[Record set]
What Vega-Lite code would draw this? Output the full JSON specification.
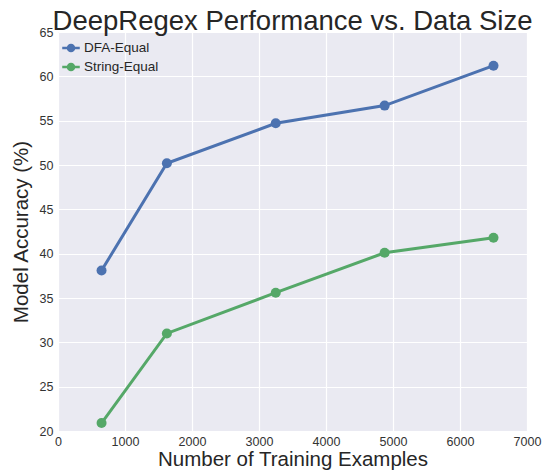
{
  "$schema": "https://vega.github.io/schema/vega-lite/v6.json",
  "width": 469,
  "height": 399,
  "autosize": "none",
  "padding": {"left": 58, "top": 32, "right": 17, "bottom": 40},
  "background": "white",
  "title": {
    "text": "DeepRegex Performance vs. Data Size",
    "fontSize": 27.5,
    "font": "Liberation Sans",
    "fontWeight": "normal",
    "color": "#262626",
    "anchor": "middle",
    "baseline": "alphabetic",
    "offset": -31
  },
  "config": {
    "view": {"fill": "#EAEAF2", "stroke": null},
    "font": "Liberation Sans",
    "axis": {
      "gridColor": "white",
      "gridWidth": 1.2,
      "domain": false,
      "ticks": false,
      "labelFontSize": 12.5,
      "labelColor": "#333333",
      "titleFontSize": 20.5,
      "titleFontWeight": "normal",
      "titleColor": "#262626"
    }
  },
  "data": {
    "values": [
      {"n": 650, "acc": 38.1, "metric": "DFA-Equal"},
      {"n": 1625, "acc": 50.2, "metric": "DFA-Equal"},
      {"n": 3250, "acc": 54.7, "metric": "DFA-Equal"},
      {"n": 4875, "acc": 56.7, "metric": "DFA-Equal"},
      {"n": 6500, "acc": 61.2, "metric": "DFA-Equal"},
      {"n": 650, "acc": 20.9, "metric": "String-Equal"},
      {"n": 1625, "acc": 31.0, "metric": "String-Equal"},
      {"n": 3250, "acc": 35.6, "metric": "String-Equal"},
      {"n": 4875, "acc": 40.1, "metric": "String-Equal"},
      {"n": 6500, "acc": 41.8, "metric": "String-Equal"}
    ]
  },
  "mark": {"type": "line", "point": {"size": 100, "filled": true, "opacity": 1}, "strokeWidth": 3},
  "encoding": {
    "x": {
      "field": "n", "type": "quantitative",
      "scale": {"domain": [0, 7000], "nice": false},
      "axis": {"values": [0,1000,2000,3000,4000,5000,6000,7000], "format": "d", "title": "Number of Training Examples", "labelPadding": 4, "titlePadding": 2, "labelFlush": false}
    },
    "y": {
      "field": "acc", "type": "quantitative",
      "scale": {"domain": [20, 65], "nice": false, "zero": false},
      "axis": {"values": [20,25,30,35,40,45,50,55,60,65], "title": "Model Accuracy (%)", "labelPadding": 5, "titlePadding": 8, "labelFlush": false}
    },
    "color": {
      "field": "metric", "type": "nominal",
      "scale": {"domain": ["DFA-Equal", "String-Equal"], "range": ["#4C72B0", "#55A868"]},
      "legend": {
        "title": null,
        "orient": "none",
        "legendX": 6,
        "legendY": 9,
        "labelFontSize": 13.5,
        "labelColor": "#262626",
        "symbolType": "M -1.6 0 L 1.6 0 M 0.55 0 A 0.55 0.55 0 1 1 -0.55 0 A 0.55 0.55 0 1 1 0.55 0",
        "symbolSize": 120,
        "symbolStrokeWidth": 2.5,
        "rowPadding": 1,
        "labelOffset": 6
      }
    }
  }
}
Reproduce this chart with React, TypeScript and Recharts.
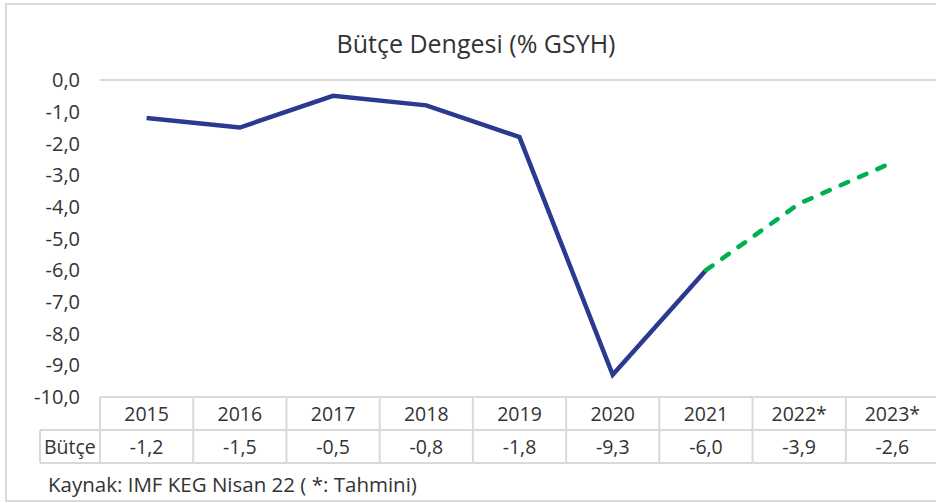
import React from 'react';
import { LineChart, Line, XAxis, YAxis, ReferenceLine } from 'recharts';

const years = ['2015', '2016', '2017', '2018', '2019', '2020', '2021', '2022*', '2023*'];
const butce = [-1.2, -1.5, -0.5, -0.8, -1.8, -9.3, -6.0, -3.9, -2.6];
const lastActual = 6; // 2021 son gerçekleşen yıl, sonrası tahmin
const yTicks = [0, -1, -2, -3, -4, -5, -6, -7, -8, -9, -10];

const data = years.map((year, i) => ({
  year,
  value: butce[i],
  actual: i <= lastActual ? butce[i] : null,
  forecast: i >= lastActual ? butce[i] : null,
}));

const CHART_W = 940;
const CHART_H = 503;
const PLOT_LEFT = 100;
const PLOT_RIGHT = 939;
const PLOT_TOP = 80;
const PLOT_BOTTOM = 397;
const ROW_H = 33;
const LABEL_LEFT = 40;
const Y_AXIS_W = 60;
const HALF = (PLOT_RIGHT - PLOT_LEFT) / years.length / 2;

const GRID = '#d9d9d9';
const TEXT = '#333333';
const FONT = '"Open Sans", sans-serif';
const TABLE_FS = 19.5;

const fmt = (v: number) => v.toFixed(1).replace('.', ',');

// x ekseni etiketleri yerine veri tablosu
const TableTick = (props: any) => {
  const { x, index, payload } = props;
  const y0 = PLOT_BOTTOM;
  const left = x - HALF;
  const right = x + HALF;
  const first = index === 0;
  const rowLeft = first ? LABEL_LEFT : left;
  const ln = { stroke: GRID, strokeWidth: 2 };
  const txt = { fill: TEXT, fontSize: TABLE_FS, fontFamily: FONT, dominantBaseline: 'central' as const };
  return (
    <g>
      <line x1={left} x2={right} y1={y0} y2={y0} {...ln} />
      <line x1={rowLeft} x2={right} y1={y0 + ROW_H} y2={y0 + ROW_H} {...ln} />
      <line x1={rowLeft} x2={right} y1={y0 + 2 * ROW_H} y2={y0 + 2 * ROW_H} {...ln} />
      <line x1={right} x2={right} y1={y0} y2={y0 + 2 * ROW_H} {...ln} />
      {first && (
        <>
          <line x1={left} x2={left} y1={y0} y2={y0 + 2 * ROW_H} {...ln} />
          <line x1={LABEL_LEFT} x2={LABEL_LEFT} y1={y0 + ROW_H} y2={y0 + 2 * ROW_H} {...ln} />
          <text x={LABEL_LEFT + 4} y={y0 + ROW_H * 1.5} {...txt}>
            Bütçe
          </text>
        </>
      )}
      <text x={x} y={y0 + ROW_H / 2} textAnchor="middle" {...txt}>
        {payload.value}
      </text>
      <text x={x} y={y0 + ROW_H * 1.5} textAnchor="middle" {...txt}>
        {fmt(data[index].value)}
      </text>
    </g>
  );
};

export default function App() {
  return (
    <div style={{ position: 'absolute', left: 0, top: 0, width: 936, height: 503, overflow: 'hidden', background: '#fff', fontFamily: FONT }}>
      <div style={{ position: 'absolute', left: 5, top: 3, width: 960, height: 495, border: `2px solid ${GRID}` }} />
      <div style={{ position: 'absolute', left: 0, top: 26, width: 952, textAlign: 'center', fontSize: 25, lineHeight: '34px', color: TEXT }}>
        Bütçe Dengesi (% GSYH)
      </div>
      <LineChart
        width={CHART_W}
        height={CHART_H}
        data={data}
        margin={{ top: PLOT_TOP, right: CHART_W - PLOT_RIGHT, left: PLOT_LEFT - Y_AXIS_W, bottom: CHART_H - PLOT_BOTTOM - 2 * ROW_H }}
        style={{ position: 'absolute', left: 0, top: 0 }}
      >
        <XAxis
          dataKey="year"
          interval={0}
          padding={{ left: HALF, right: HALF }}
          axisLine={false}
          tickLine={false}
          tickSize={0}
          height={2 * ROW_H}
          tick={<TableTick />}
        />
        <YAxis
          width={Y_AXIS_W}
          domain={[-10, 0]}
          ticks={yTicks}
          interval={0}
          tickFormatter={fmt}
          axisLine={false}
          tickLine={false}
          tickSize={0}
          tickMargin={20}
          tick={{ fill: TEXT, fontSize: 20, fontFamily: FONT }}
        />
        <ReferenceLine y={0} stroke={GRID} strokeWidth={2} />
        <Line
          type="linear"
          dataKey="actual"
          stroke="#2B3990"
          strokeWidth={4.5}
          dot={false}
          isAnimationActive={false}
        />
        <Line
          type="linear"
          dataKey="forecast"
          stroke="#00B050"
          strokeWidth={4.5}
          strokeDasharray="8 12"
          strokeLinecap="round"
          dot={false}
          isAnimationActive={false}
        />
      </LineChart>
      <div style={{ position: 'absolute', left: 48, top: 470, fontSize: 20.5, lineHeight: '28px', color: TEXT }}>
        Kaynak: IMF KEG Nisan 22 ( *: Tahmini)
      </div>
    </div>
  );
}
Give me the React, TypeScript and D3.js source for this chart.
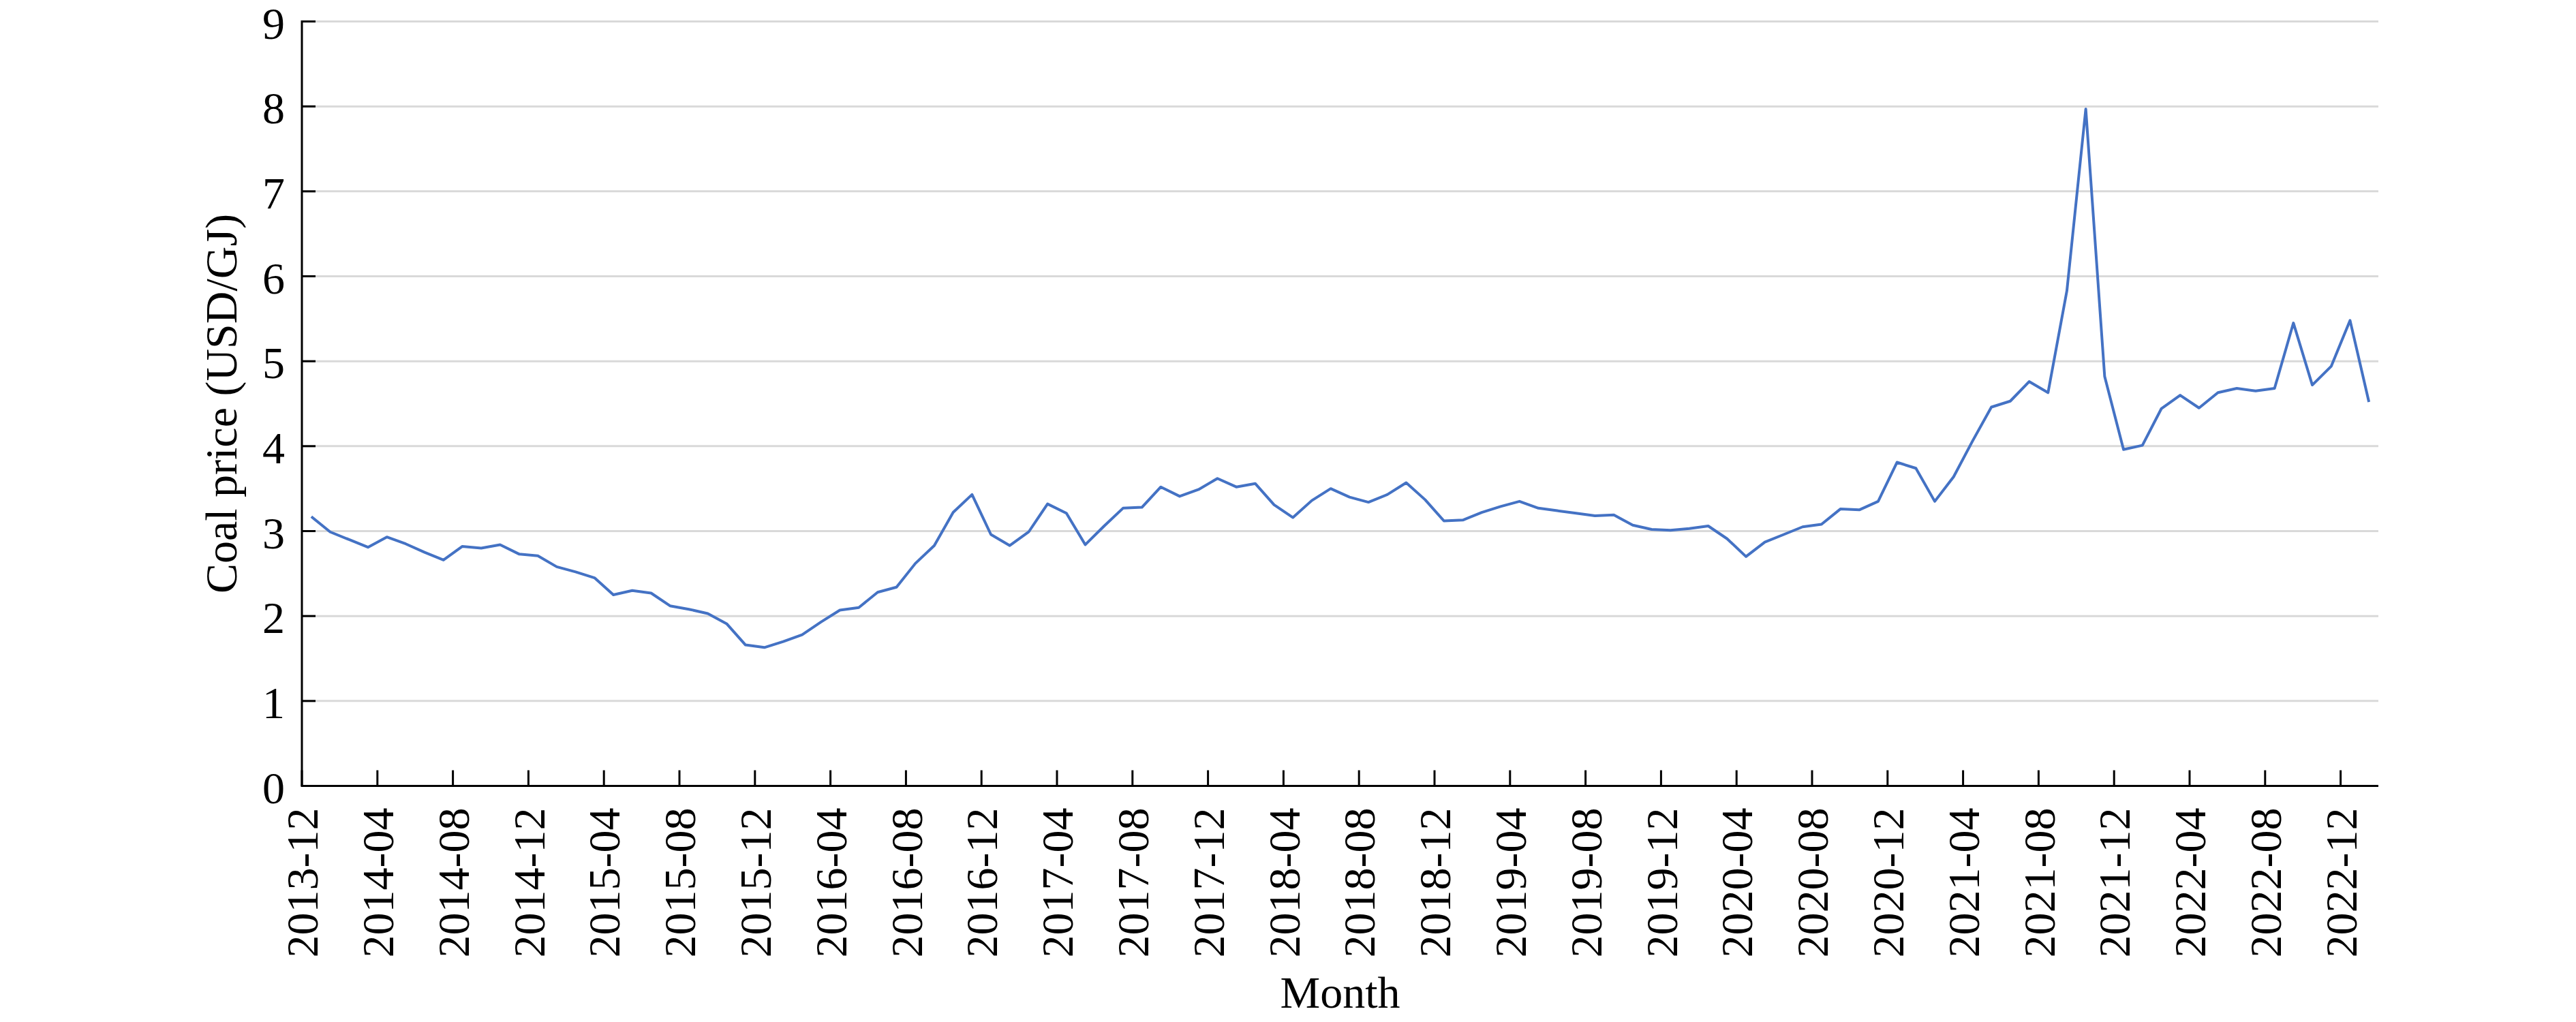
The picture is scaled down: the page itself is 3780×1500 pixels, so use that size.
import React from "react";
import * as d3 from "d3";

const startMonth = new Date(Date.UTC(2013, 11, 1));
const monthCount = 110;
const months: string[] = d3.utcMonth
  .range(startMonth, d3.utcMonth.offset(startMonth, monthCount))
  .map((d) => d3.utcFormat("%Y-%m")(d));

const coalPrice: number[] = [
  3.17, 2.99, 2.9, 2.81, 2.93, 2.85, 2.75, 2.66, 2.82, 2.8,
  2.84, 2.73, 2.71, 2.58, 2.52, 2.45, 2.25, 2.3, 2.27, 2.12,
  2.08, 2.03, 1.91, 1.66, 1.63, 1.7, 1.78, 1.93, 2.07, 2.1,
  2.28, 2.34, 2.62, 2.83, 3.22, 3.43, 2.96, 2.83, 2.99, 3.32,
  3.21, 2.84, 3.06, 3.27, 3.28, 3.52, 3.41, 3.49, 3.62, 3.52,
  3.56, 3.31, 3.16, 3.36, 3.5, 3.4, 3.34, 3.43, 3.57, 3.37,
  3.12, 3.13, 3.22, 3.29, 3.35, 3.27, 3.24, 3.21, 3.18, 3.19,
  3.07, 3.02, 3.01, 3.03, 3.06, 2.91, 2.7, 2.87, 2.96, 3.05,
  3.08, 3.26, 3.25, 3.35, 3.81, 3.74, 3.35, 3.64, 4.06, 4.46,
  4.53, 4.76, 4.63, 5.83, 7.97, 4.82, 3.96, 4.01, 4.44, 4.6,
  4.45, 4.63, 4.68, 4.65, 4.68, 5.45, 4.72, 4.94, 5.48, 4.52,
];

const tickLabels: string[] = [
  "2013-12", "2014-04", "2014-08", "2014-12", "2015-04", "2015-08", "2015-12",
  "2016-04", "2016-08", "2016-12", "2017-04", "2017-08", "2017-12",
  "2018-04", "2018-08", "2018-12", "2019-04", "2019-08", "2019-12",
  "2020-04", "2020-08", "2020-12", "2021-04", "2021-08", "2021-12",
  "2022-04", "2022-08", "2022-12",
];

const yTicks: number[] = [0, 1, 2, 3, 4, 5, 6, 7, 8, 9];

const W = 3780;
const H = 1500;
const left = 443;
const right = 3490;
const top = 31.5;
const bottom = 1153.5;
const FONT = "'Liberation Serif', 'Times New Roman', serif";
const FS = 66;

export default function App() {
  const x = d3.scaleBand<string>().domain(months).range([left, right]).padding(0);
  const y = d3.scaleLinear().domain([0, 9]).range([bottom, top]);
  const bw = x.bandwidth();

  const line = d3
    .line<number>()
    .x((_, i) => (x(months[i]) as number) + bw / 2)
    .y((d) => y(d));

  return (
    <svg
      width={W}
      height={H}
      style={{ position: "absolute", left: 0, top: 0, background: "#fff" }}
      fontFamily={FONT}
    >
      <rect x={0} y={0} width={W} height={H} fill="#fff" />
      {yTicks
        .filter((t) => t > 0)
        .map((t) => (
          <line key={"g" + t} x1={left} x2={right} y1={y(t)} y2={y(t)} stroke="#d9d9d9" strokeWidth={3} />
        ))}
      <path d={line(coalPrice) || ""} fill="none" stroke="#4472c4" strokeWidth={4} strokeLinejoin="round" />
      <line x1={left} x2={left} y1={top - 1.5} y2={bottom} stroke="#000" strokeWidth={3} />
      <line x1={left - 1.5} x2={right} y1={bottom} y2={bottom} stroke="#000" strokeWidth={3} />
      {yTicks.map((t) => (
        <g key={"y" + t}>
          <line x1={left} x2={left + 20} y1={y(t)} y2={y(t)} stroke="#000" strokeWidth={3} />
          <text x={left - 25} y={y(t) + 2} dy="0.35em" textAnchor="end" fontSize={FS} fill="#000">
            {t}
          </text>
        </g>
      ))}
      {tickLabels.map((lab) => {
        const xp = x(lab) as number;
        return (
          <g key={"x" + lab}>
            <line x1={xp} x2={xp} y1={bottom} y2={bottom - 23} stroke="#000" strokeWidth={3} />
            <text
              transform={`translate(${xp},${bottom + 32}) rotate(-90)`}
              dy="0.35em"
              textAnchor="end"
              fontSize={FS}
              fill="#000"
            >
              {lab}
            </text>
          </g>
        );
      })}
      <text
        transform={`translate(347,${(top + bottom) / 2}) rotate(-90)`}
        textAnchor="middle"
        fontSize={FS}
        fill="#000"
      >
        Coal price (USD/GJ)
      </text>
      <text x={(left + right) / 2} y={1479} textAnchor="middle" fontSize={FS} fill="#000">
        Month
      </text>
    </svg>
  );
}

[Exercise objective] Make a list of all lines in the data that contain "TypeScript".

[Full response]
Reproduce this chart with React, TypeScript and Recharts.
Give me the React, TypeScript and D3.js source for this chart.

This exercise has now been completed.